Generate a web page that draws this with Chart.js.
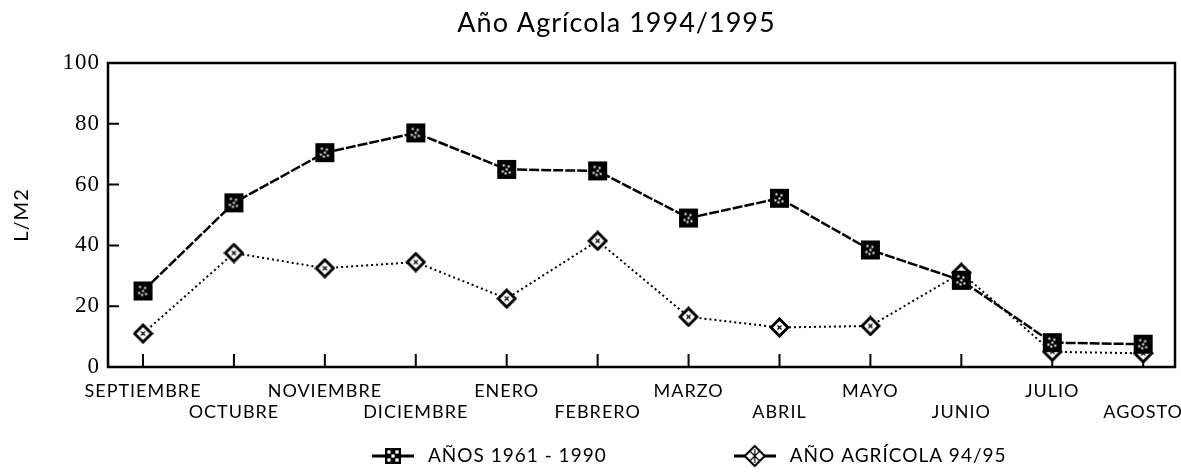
<!DOCTYPE html>
<html><head><meta charset="utf-8">
<script src="https://cdn.jsdelivr.net/npm/chart.js@4/dist/chart.umd.min.js"></script>
<style>html,body{margin:0;padding:0;background:#fff}</style>
</head><body>
<canvas id="c" width="1181" height="475"></canvas>
<script>
const TITLE = 'Año Agrícola 1994/1995';
const MONTHS = ['SEPTIEMBRE','OCTUBRE','NOVIEMBRE','DICIEMBRE','ENERO','FEBRERO','MARZO','ABRIL','MAYO','JUNIO','JULIO','AGOSTO'];
const NORMAL_1961_1990 = [25, 54, 70.5, 77, 65, 64.5, 49, 55.5, 38.5, 28.5, 8, 7.5];
const AGRICOLA_94_95 = [11, 37.5, 32.5, 34.5, 22.5, 41.5, 16.5, 13, 13.5, 31, 5, 4.5];
const SERIES_NAMES = ['AÑOS 1961 - 1990', 'AÑO AGRÍCOLA 94/95'];
const Y_TICKS = [0, 20, 40, 60, 80, 100];
const Y_TITLE = 'L/M2';

function mk(w, h, fn) { const c = document.createElement('canvas'); c.width = w; c.height = h; fn(c.getContext('2d'), w, h); return c; }

function drawSquare(g, cx, cy, s, legend) {
  g.fillStyle = '#000';
  g.fillRect(cx - s / 2, cy - s / 2, s, s);
  g.fillStyle = '#fff';
  if (legend) {
    const step = s / 4;
    for (let i = 0; i < 3; i++) for (let j = 0; j < 3; j++) {
      if ((i + j) % 2 === 0) g.fillRect(cx - s / 2 + step * (i + 0.6), cy - s / 2 + step * (j + 0.6), step * 0.8, step * 0.8);
    }
  } else {
    [[-3, -4], [2, -3], [0, 0], [-4, 2], [3, 3], [-1, 4]].forEach(p => g.fillRect(cx + p[0] - 1, cy + p[1] - 1, 2, 2));
  }
}
function drawDiamond(g, cx, cy, r, lw, legend) {
  g.beginPath();
  g.moveTo(cx, cy - r); g.lineTo(cx + r, cy); g.lineTo(cx, cy + r); g.lineTo(cx - r, cy); g.closePath();
  g.fillStyle = '#fff'; g.fill();
  g.lineWidth = lw; g.strokeStyle = '#000'; g.stroke();
  g.lineWidth = 1.2;
  g.beginPath();
  if (legend) {
    g.moveTo(cx - r / 2, cy - r / 2); g.lineTo(cx + r / 2, cy + r / 2);
    g.moveTo(cx + r / 2, cy - r / 2); g.lineTo(cx - r / 2, cy + r / 2);
    g.moveTo(cx, cy - r * 0.7); g.lineTo(cx, cy + r * 0.7);
  } else {
    g.moveTo(cx - 2, cy - 2); g.lineTo(cx + 2, cy + 2);
    g.moveTo(cx + 2, cy - 2); g.lineTo(cx - 2, cy + 2);
  }
  g.stroke();
}

const SQ = mk(21, 21, g => drawSquare(g, 10.5, 10.5, 19, false));
const DM = mk(21, 21, g => drawDiamond(g, 10.5, 10.5, 8.5, 3, false));
const LEG_SQ = mk(42, 20, (g, w, h) => { g.fillStyle = '#000'; g.fillRect(0, h / 2 - 1.5, w, 3); drawSquare(g, w / 2, h / 2, 16, true); });
const LEG_DM = mk(42, 24, (g, w, h) => { g.fillStyle = '#000'; g.fillRect(0, h / 2 - 1.5, w, 3); drawDiamond(g, w / 2, h / 2, 10, 2, true); });
const LEGEND_ICONS = [LEG_SQ, LEG_DM];

const spacing = {
  id: 'spacing',
  beforeUpdate(c) { c.ctx.letterSpacing = '1px'; },
  beforeDraw(c) { c.ctx.letterSpacing = '1px'; }
};
const shift = {
  id: 'shift',
  afterLayout(c) { const t = c.titleBlock; if (t) { t.left += 26; t.right += 26; } }
};
const frame = {
  id: 'frame',
  beforeDatasetsDraw(c) {
    const { ctx, chartArea: a, scales: { x, y } } = c;
    ctx.save();
    ctx.strokeStyle = '#000';
    ctx.lineWidth = 2.5;
    ctx.strokeRect(a.left, a.top, a.right - a.left, a.bottom - a.top);
    ctx.lineWidth = 2;
    ctx.beginPath();
    y.ticks.forEach(t => {
      if (t.value <= 0 || t.value >= 100) return;
      const py = y.getPixelForValue(t.value);
      ctx.moveTo(a.left, py); ctx.lineTo(a.left + 11, py);
    });
    x.ticks.forEach(t => {
      const px = x.getPixelForValue(t.value);
      ctx.moveTo(px, a.bottom); ctx.lineTo(px, a.bottom - 13);
    });
    ctx.stroke();
    ctx.restore();
  }
};
const customLegend = {
  id: 'customLegend',
  afterDraw(c) {
    const ctx = c.ctx, a = c.chartArea;
    ctx.save();
    ctx.letterSpacing = '1px';
    ctx.font = '19px Lato';
    ctx.fillStyle = '#000';
    ctx.textBaseline = 'middle';
    ctx.textAlign = 'left';
    let x = a.left + 264;
    const yy = 456;
    c.data.datasets.forEach((ds, i) => {
      const img = LEGEND_ICONS[i];
      ctx.drawImage(img, x, Math.round(yy - img.height / 2));
      x += img.width + 14;
      ctx.fillText(ds.label, x, yy);
      x += ctx.measureText(ds.label).width + 127;
    });
    ctx.restore();
  }
};

new Chart(document.getElementById('c'), {
  type: 'line',
  data: {
    datasets: [
      {
        label: SERIES_NAMES[0],
        data: NORMAL_1961_1990.map((v, i) => ({ x: i, y: v })),
        borderColor: '#000', borderWidth: 2.5, borderDash: [10, 2],
        pointStyle: SQ, pointRadius: 10, tension: 0
      },
      {
        label: SERIES_NAMES[1],
        data: AGRICOLA_94_95.map((v, i) => ({ x: i, y: v })),
        borderColor: '#000', borderWidth: 2, borderDash: [2, 3],
        pointStyle: DM, pointRadius: 9, tension: 0
      }
    ]
  },
  options: {
    responsive: false,
    animation: false,
    devicePixelRatio: 1,
    events: [],
    layout: { autoPadding: false, padding: { top: 6, left: 6, right: 6, bottom: 44 } },
    plugins: {
      legend: { display: false },
      tooltip: { enabled: false },
      title: {
        display: true, text: TITLE, color: '#000',
        font: { family: 'Lato', size: 27, weight: 'normal' },
        padding: { top: 1, bottom: 23.6 }
      }
    },
    scales: {
      x: {
        type: 'linear', min: -0.385, max: 11.35,
        grid: { display: false, drawTicks: false },
        border: { display: false },
        afterFit(s) { s.height = 64; s.paddingLeft = 0; s.paddingRight = 0; },
        ticks: {
          stepSize: 1, includeBounds: false, autoSkip: false, maxRotation: 0, minRotation: 0,
          padding: 13, color: '#000',
          font: { family: 'Lato', size: 18 },
          callback: v => Number.isInteger(v) && MONTHS[v] ? (v % 2 ? ['', MONTHS[v]] : MONTHS[v]) : ''
        }
      },
      y: {
        min: 0, max: 100,
        afterBuildTicks(s) { s.ticks = Y_TICKS.map(v => ({ value: v })); },
        grid: { display: false, drawTicks: false },
        border: { display: false },
        afterFit(s) { s.width = 102; },
        ticks: { padding: 8, color: '#000', font: { family: 'Liberation Serif', size: 23 } },
        title: {
          display: true, text: Y_TITLE, color: '#000',
          font: { family: 'Lato', size: 20 },
          padding: { top: 4, bottom: 0 }
        }
      }
    }
  },
  plugins: [spacing, shift, frame, customLegend]
});
</script>
</body></html>
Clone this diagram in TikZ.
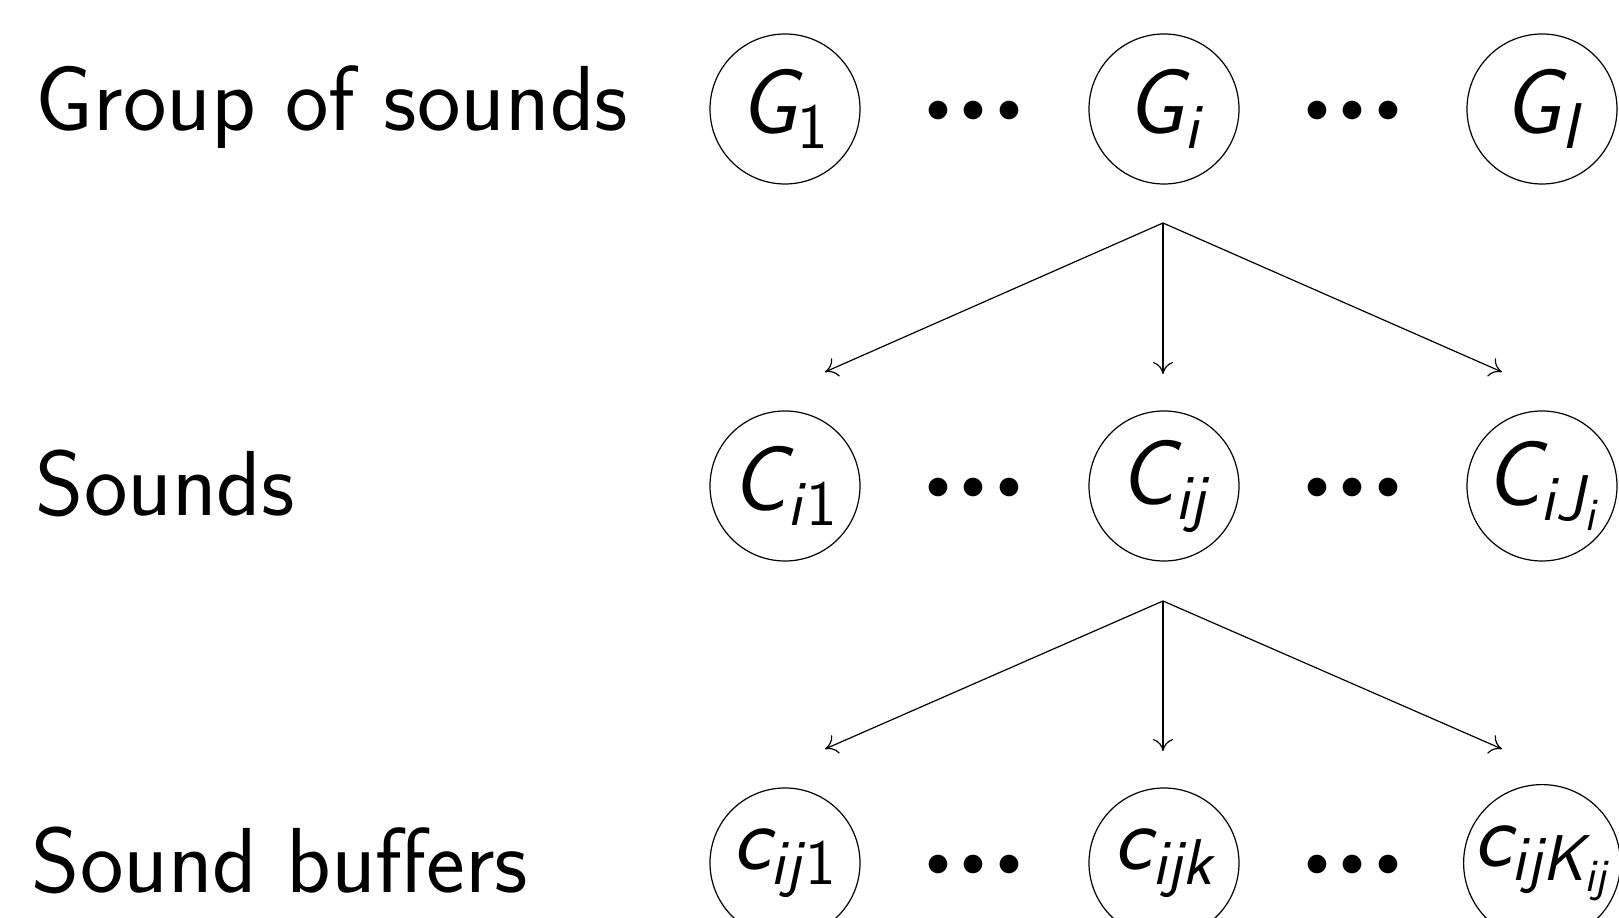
\documentclass[tikz,border=0pt]{standalone}
\usepackage{amsmath}
\usetikzlibrary{arrows.meta}
\newcommand{\sv}[1]{\textsf{\itshape #1}}
\newcommand{\su}[1]{\textsf{#1}}
\newcommand{\bigdots}{$\scriptscriptstyle\bullet\mkern4.5mu\bullet\mkern4.5mu\bullet$}
\begin{document}
\begin{tikzpicture}[x=0.25pt,y=-0.25pt,
  every node/.style={font=\fontsize{23.1}{28}\selectfont\sffamily},
  circ/.style={draw,circle,minimum size=37.5pt,inner sep=0pt,line width=0.3pt},
  lbl/.style={anchor=base west,inner sep=0pt},
  dotsnode/.style={inner sep=0pt},
  arr/.style={-{To[length=3pt,width=5pt]},line width=0.3pt}]
\useasboundingbox (0,0) rectangle (1619,918);
% labels
\node[lbl] (L1) at (35,131) {Group of sounds};
\node[lbl] (L2) at (35,516) {Sounds};
\node[lbl] (L3) at (31,893) {Sound buffers};
% row 1
\node[circ] (G1) at (785,109) {$\sv{G}_{\su{1}}$};
\node[circ] (Gi) at (1164,109) {$\sv{G}_{\sv{i}}$};
\node[circ] (GI) at (1542,109) {$\sv{G}_{\sv{I}}$};
\node[dotsnode] (d11) at (974,112) {\bigdots};
\node[dotsnode] (d12) at (1353,112) {\bigdots};
% row 2
\node[circ] (C1) at (785,486) {$\sv{C}_{\sv{i\/}\su{1}}$};
\node[circ] (Cj) at (1164,486) {$\sv{C}_{\sv{ij}}$};
\node[circ] (CJ) at (1542,486) {$\sv{C}_{\sv{i}\sv{J}_{\sv{i}}}$};
\node[dotsnode] (d21) at (974,489) {\bigdots};
\node[dotsnode] (d22) at (1353,489) {\bigdots};
% row 3
\node[circ] (c1) at (785,863) {$\sv{c}_{\sv{ij\/}\su{1}}$};
\node[circ] (ck) at (1164,863) {$\sv{c}_{\sv{ijk}}$};
\node[circ] (cK) at (1542,863) {$\sv{c}_{\sv{ij}\sv{K}_{\sv{ij}}}$};
\node[dotsnode] (d31) at (974,866) {\bigdots};
\node[dotsnode] (d32) at (1353,866) {\bigdots};
% arrows
\coordinate (a1) at (1163,223);
\coordinate (b1) at (825,372);
\coordinate (b2) at (1163,374);
\coordinate (b3) at (1502,372);
\coordinate (a2) at (1163,601);
\coordinate (e1) at (825,749);
\coordinate (e2) at (1163,751);
\coordinate (e3) at (1502,749);
\draw[arr] (a1) -- (b1);
\draw[arr] (a1) -- (b2);
\draw[arr] (a1) -- (b3);
\draw[arr] (a2) -- (e1);
\draw[arr] (a2) -- (e2);
\draw[arr] (a2) -- (e3);
\end{tikzpicture}
\end{document}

#####

**Exercise aim:** In the records above, find the line containing "function mk(w, h, fn)" and output every line from the first through that one, exactly, omitting pictures.

**The output:**
Generate a web page that draws this with Chart.js.
<!DOCTYPE html>
<html><head><meta charset="utf-8">
<script src="https://cdn.jsdelivr.net/npm/chart.js@4/dist/chart.umd.min.js"></script>
<style>html,body{margin:0;padding:0;background:#fff}</style>
</head><body>
<canvas id="c" width="1181" height="475"></canvas>
<script>
const TITLE = 'Año Agrícola 1994/1995';
const MONTHS = ['SEPTIEMBRE','OCTUBRE','NOVIEMBRE','DICIEMBRE','ENERO','FEBRERO','MARZO','ABRIL','MAYO','JUNIO','JULIO','AGOSTO'];
const NORMAL_1961_1990 = [25, 54, 70.5, 77, 65, 64.5, 49, 55.5, 38.5, 28.5, 8, 7.5];
const AGRICOLA_94_95 = [11, 37.5, 32.5, 34.5, 22.5, 41.5, 16.5, 13, 13.5, 31, 5, 4.5];
const SERIES_NAMES = ['AÑOS 1961 - 1990', 'AÑO AGRÍCOLA 94/95'];
const Y_TICKS = [0, 20, 40, 60, 80, 100];
const Y_TITLE = 'L/M2';

function mk(w, h, fn) { const c = document.createElement('canvas'); c.width = w; c.height = h; fn(c.getContext('2d'), w, h); return c; }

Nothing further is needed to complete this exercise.